La situation matérielle des jeunes et relativement jeunes salarié·e·s (ceux de moins de 30 ans et ceux de moins de 40 ans) s’est considérablement dégradée. Selon le Hong Kong Transition Project (HKTP), dans son rapport du 29 avril 2014, le mécontentement a fortement crû depuis 2003-2004, parallèlement à la perte de crédibilité du gouvernement que nous avions illustrée par un graphique dans la première partie de cet article.

Le directeur du HKTP, Michael DeGolyer, situe la chute des revenus en termes réels à hauteur de 10 à 15% depuis 2000. Mais la hausse des prix de l’immobilier (un simple logement) a été telle que la somme nécessaire à l’achat d’un appartement équivaut à 14 revenus annuels. Loger avec ses parents à 30 ans, les entretenir, ainsi que les grands-parents, ne relève pas d’une « culture familiale » – comme certains journalistes touristes le croient – mais des contraintes socio-économiques qui les assaillent et qui instrumentalisent une « norme historique » pour ce qui relève de l’habitat. Ce qui, aux yeux d’une majorité de jeunes salariés, comme l’indique l’enquête, ne correspond plus à la société de Hong Kong qui fait pont avec la Chine « traditionnelle », la Chine modernisée et les schèmes marchands occidentaux.

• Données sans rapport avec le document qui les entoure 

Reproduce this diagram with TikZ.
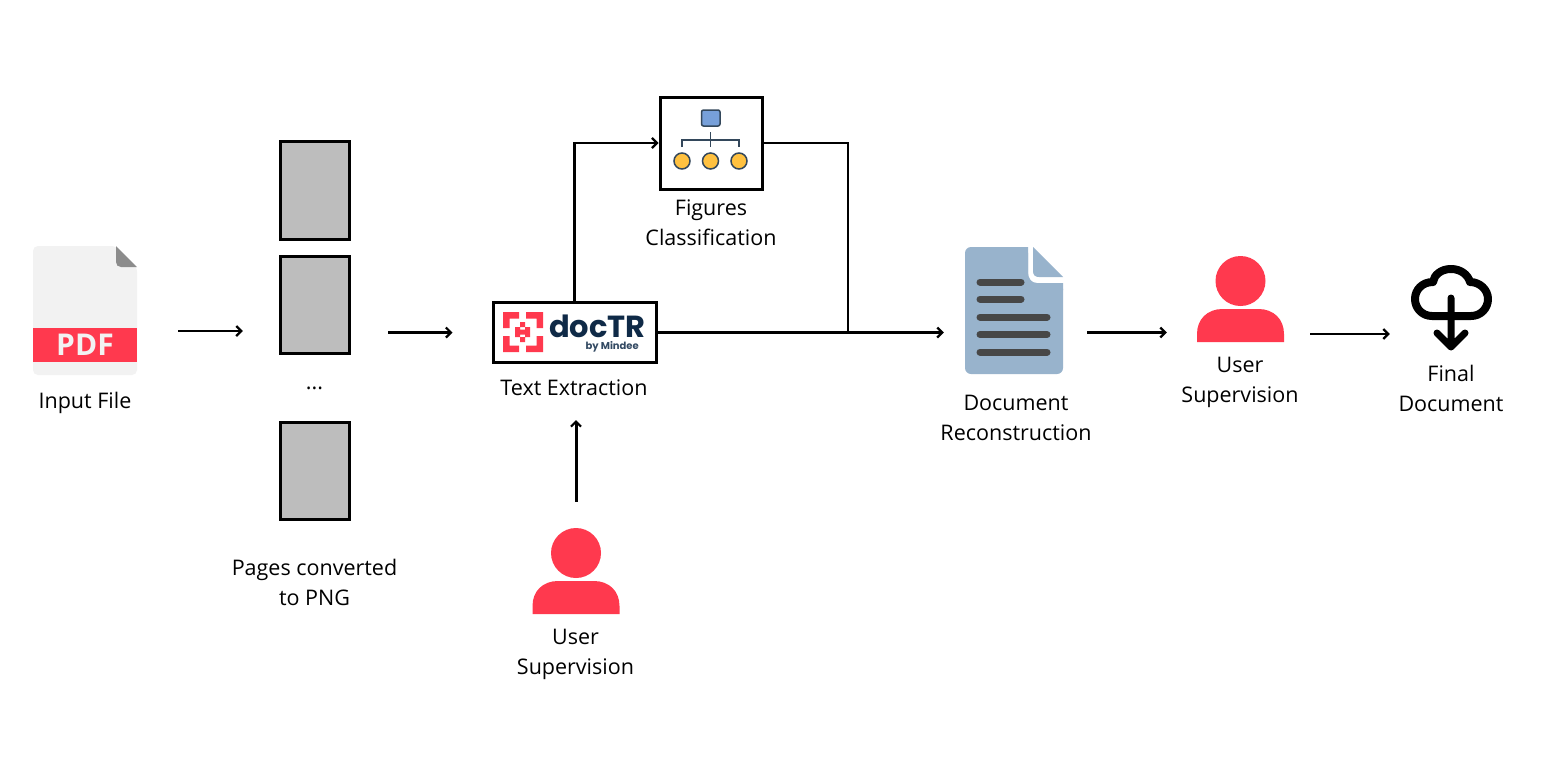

La sympathie que les leaders jeunes du mouvement démocratique ont captée est en relation avec ce processus. Sous cet angle, ils sont en syntonie avec ces couches de la société. Et ils ont gagné le respect de ceux et celles qui ont mené diverses luttes démocratiques (avec des perspectives différentes), dans un passé relativement lointain. Des luttes qui n’ont pas fait apparaître avec autant de force le choc entre un pouvoir régional vermoulu et un leadership, certes pas unifié, de quatre mouvements (Fédération des étudiants, Scholarism, Occupy Central et HKCTU). Des figures publiques de ce mouvement sont apparues durant des jours sur la scène politique. Elles ont exigé le départ de CY Leung et ont accepté, sous conditions, de dialoguer, tout en restant méfiantes.

2003, 2012 et 2014

Sans reprendre les manifestations commémoratives, telles qu’exposées dans la première partie de cet article, deux épisodes politiques, d’affirmation du pouvoir de Pékin (avec son transfert hongkongais) ont préparé l’humus de la mobilisation de septembre-octobre. En premier lieu, le gouvernement de Hong Kong a proposé, dès le 24 septembre 2002, une loi « anti-subversion » – connue sous le nom de l’Article 23 de la Loi fondamentale de Hong Kong – visant à punir tout acte de trahison, de subversion, de sédition, de sécession contre le « Gouvernement central du peuple ». Cet article visait aussi les organisations, les associations qui cherchaient à établir des liens avec des homologues étrangers. La mobilisation contre ce changement fut massive. Le 1er juillet 2003, quelques centaines de milliers de personnes descendirent dans la rue. Le projet de modification de la Loi fondamentale fut retiré.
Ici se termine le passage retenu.